→ **EXERCISE DIRECTIONS**: Below are the records; copy each line in them that holds the word "Write".

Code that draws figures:
** Begin **

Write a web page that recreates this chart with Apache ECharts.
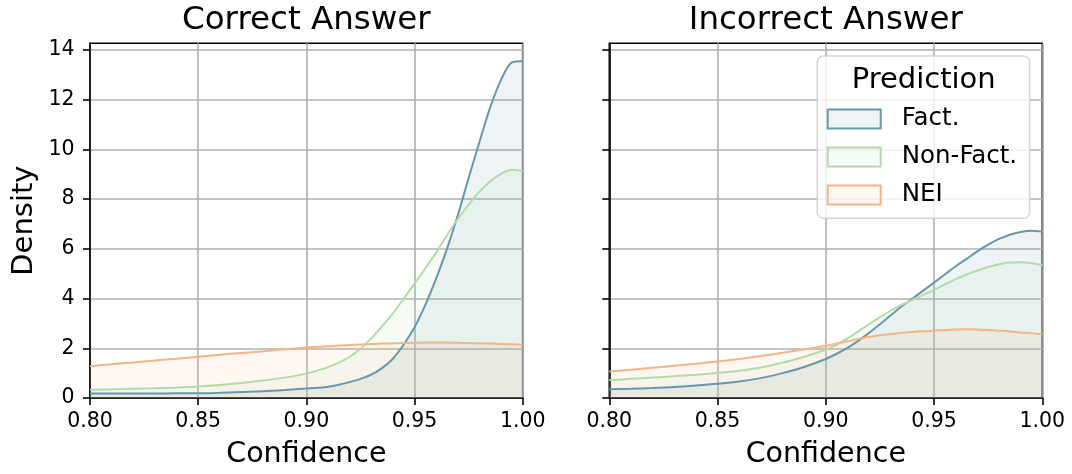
<!DOCTYPE html>
<html>
<head>
<meta charset="utf-8">
<script src="https://cdn.jsdelivr.net/npm/echarts@6/dist/echarts.min.js"></script>
<style>
html,body{margin:0;padding:0;background:#fff;}
#chart{width:1072px;height:474px;}
</style>
</head>
<body>
<div id="chart"></div>
<script>
// ---- data ----
const X = [0.80,0.81,0.82,0.83,0.84,0.85,0.86,0.87,0.88,0.89,0.90,
           0.905,0.91,0.915,0.92,0.925,0.93,0.935,0.94,0.945,0.95,
           0.955,0.96,0.965,0.97,0.975,0.98,0.985,0.99,0.995,1.00];
const correctFact    = [0.18,0.18,0.18,0.18,0.19,0.19,0.21,0.24,0.27,0.32,0.38,
                        0.41,0.45,0.53,0.64,0.77,0.94,1.20,1.58,2.15,2.85,
                        3.75,4.80,6.00,7.35,8.85,10.30,11.70,12.80,13.50,13.55];
const correctNonFact = [0.33,0.35,0.37,0.39,0.42,0.46,0.52,0.60,0.70,0.82,0.98,
                        1.10,1.24,1.42,1.66,1.98,2.40,2.88,3.40,4.00,4.60,
                        5.22,5.85,6.55,7.20,7.78,8.30,8.72,9.02,9.18,9.12];
const correctNEI     = [1.28,1.36,1.43,1.51,1.58,1.66,1.74,1.81,1.88,1.96,2.03,
                        2.06,2.08,2.11,2.13,2.15,2.17,2.19,2.20,2.21,2.22,
                        2.23,2.23,2.23,2.22,2.21,2.20,2.19,2.17,2.16,2.14];
const incorrectFact    = [0.35,0.37,0.40,0.44,0.50,0.57,0.66,0.80,1.00,1.25,1.57,
                          1.78,2.02,2.30,2.62,2.97,3.33,3.68,4.00,4.32,4.64,
                          4.97,5.30,5.60,5.90,6.17,6.40,6.57,6.68,6.73,6.70];
const incorrectNonFact = [0.72,0.77,0.82,0.88,0.94,1.01,1.10,1.23,1.42,1.66,1.95,
                          2.15,2.40,2.68,2.97,3.25,3.52,3.75,3.95,4.15,4.35,
                          4.57,4.78,4.97,5.13,5.27,5.38,5.45,5.46,5.42,5.34];
const incorrectNEI     = [1.07,1.14,1.22,1.30,1.38,1.47,1.57,1.69,1.82,1.96,2.10,
                          2.19,2.28,2.37,2.45,2.52,2.57,2.62,2.66,2.69,2.71,
                          2.74,2.76,2.77,2.76,2.74,2.71,2.68,2.64,2.61,2.57];
const panelTitles = ['Correct Answer', 'Incorrect Answer'];
const seriesNames = ['Fact.', 'Non-Fact.', 'NEI'];
const yTickValues = [0, 2, 4, 6, 8, 10, 12, 14];
const xTickValues = [0.80, 0.85, 0.90, 0.95, 1.00];

// ---- styling ----
const FONT = 'DejaVu Sans';
const lineColors = ['#6897ab', '#b4daaa', '#f3b486'];
const fillColors = ['rgba(104,151,171,0.11)', 'rgba(180,218,170,0.11)', 'rgba(243,180,134,0.11)'];
const GRID_COLOR = '#b0b0b0';

const panels = [
  [correctFact, correctNonFact, correctNEI],
  [incorrectFact, incorrectNonFact, incorrectNEI]
];
const gridBoxes = [
  {left: 90, top: 43.3, width: 432.7, height: 355},
  {left: 609.3, top: 43.3, width: 433, height: 355}
];

function pairs(xs, ys) { return xs.map((x, i) => [x, ys[i]]); }

const grids = gridBoxes.map(b => Object.assign({
  show: true, borderColor: '#000', borderWidth: 1.6, backgroundColor: 'transparent'
}, b));

const xAxes = [0, 1].map(i => ({
  type: 'value', gridIndex: i, min: 0.8, max: 1.0, interval: 0.05,
  name: 'Confidence', nameLocation: 'middle', nameGap: 42,
  nameTextStyle: {fontFamily: FONT, fontSize: 28.5, color: '#000'},
  axisLine: {show: true, onZero: false, lineStyle: {color: '#000', width: 1.6}},
  axisTick: {show: true, length: 7, lineStyle: {color: '#000', width: 1.6}, customValues: xTickValues},
  axisLabel: {fontFamily: FONT, fontSize: 20.5, color: '#000', margin: 13,
              customValues: xTickValues,
              formatter: v => v.toFixed(2)},
  splitLine: {show: true, lineStyle: {color: GRID_COLOR, width: 1.6}}
}));

const yAxes = [0, 1].map(i => ({
  type: 'value', gridIndex: i, min: 0, max: 14.27, interval: 2,
  name: i === 0 ? 'Density' : '', nameLocation: 'middle', nameGap: 51,
  nameTextStyle: {fontFamily: FONT, fontSize: 29, color: '#000'},
  axisLine: {show: true, lineStyle: {color: '#000', width: 1.6}},
  axisTick: {show: true, length: 7, lineStyle: {color: '#000', width: 1.6}, customValues: yTickValues},
  axisLabel: {show: i === 0, fontFamily: FONT, fontSize: 20.5, color: '#000', margin: 15.5,
              customValues: yTickValues,
              formatter: v => (yTickValues.indexOf(v) >= 0 ? String(v) : '')},
  splitLine: {show: true, lineStyle: {color: GRID_COLOR, width: 1.6}}
}));

const series = [];
panels.forEach((vals, p) => {
  vals.forEach((ys, k) => {
    series.push({
      type: 'line', name: seriesNames[k], xAxisIndex: p, yAxisIndex: p,
      data: pairs(X, ys), smooth: 0.3,
      showSymbol: false, symbol: 'none', sampling: null,
      lineStyle: {color: lineColors[k], width: 2},
      itemStyle: {color: lineColors[k]},
      areaStyle: {color: fillColors[k], opacity: 1},
      emphasis: {disabled: true},
      z: 2
    });
  });
});

const titles = panelTitles.map((t, i) => ({
  text: t, left: gridBoxes[i].left + gridBoxes[i].width / 2, top: 4.5,
  textAlign: 'center', padding: 0,
  textStyle: {fontFamily: FONT, fontSize: 32.5, fontWeight: 'normal', color: '#000'}
}));
titles.push({
  text: 'Prediction', left: 923.7, top: 65.5, textAlign: 'center', padding: 0, z: 10,
  textStyle: {fontFamily: FONT, fontSize: 29, fontWeight: 'normal', color: '#000'}
});

const option = {
  animation: false,
  backgroundColor: '#fff',
  title: titles,
  grid: grids,
  xAxis: xAxes,
  yAxis: yAxes,
  legend: {
    show: true, orient: 'vertical', left: 817.3, top: 56,
    padding: [50.6, 12.5, 10.7, 9.4],
    backgroundColor: 'rgba(255,255,255,0.8)',
    borderColor: 'rgba(204,204,204,0.8)', borderWidth: 1.6, borderRadius: 6,
    itemWidth: 53, itemHeight: 19, itemGap: 13, icon: 'rect',
    selectedMode: false,
    textStyle: {fontFamily: FONT, fontSize: 24.5, color: '#000', lineHeight: 19, padding: [0, 0, 0, 16]},
    data: seriesNames.map((n, k) => ({
      name: n, icon: 'rect',
      itemStyle: {color: fillColors[k], borderColor: lineColors[k], borderWidth: 2}
    })),
    z: 5
  },
  series: series
};

const chart = echarts.init(document.getElementById('chart'), null, {renderer: 'canvas'});
chart.setOption(option);
</script>
</body>
</html>
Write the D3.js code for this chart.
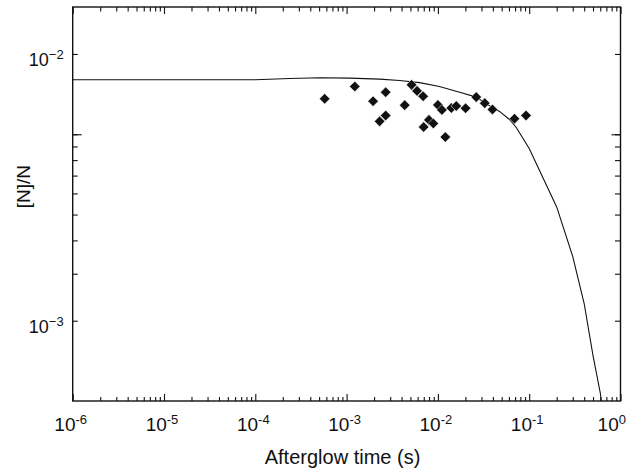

** End **

→ **SOLVED EXERCISE**:
Write a web page that recreates this chart with Apache ECharts.
Write the D3.js code for this chart.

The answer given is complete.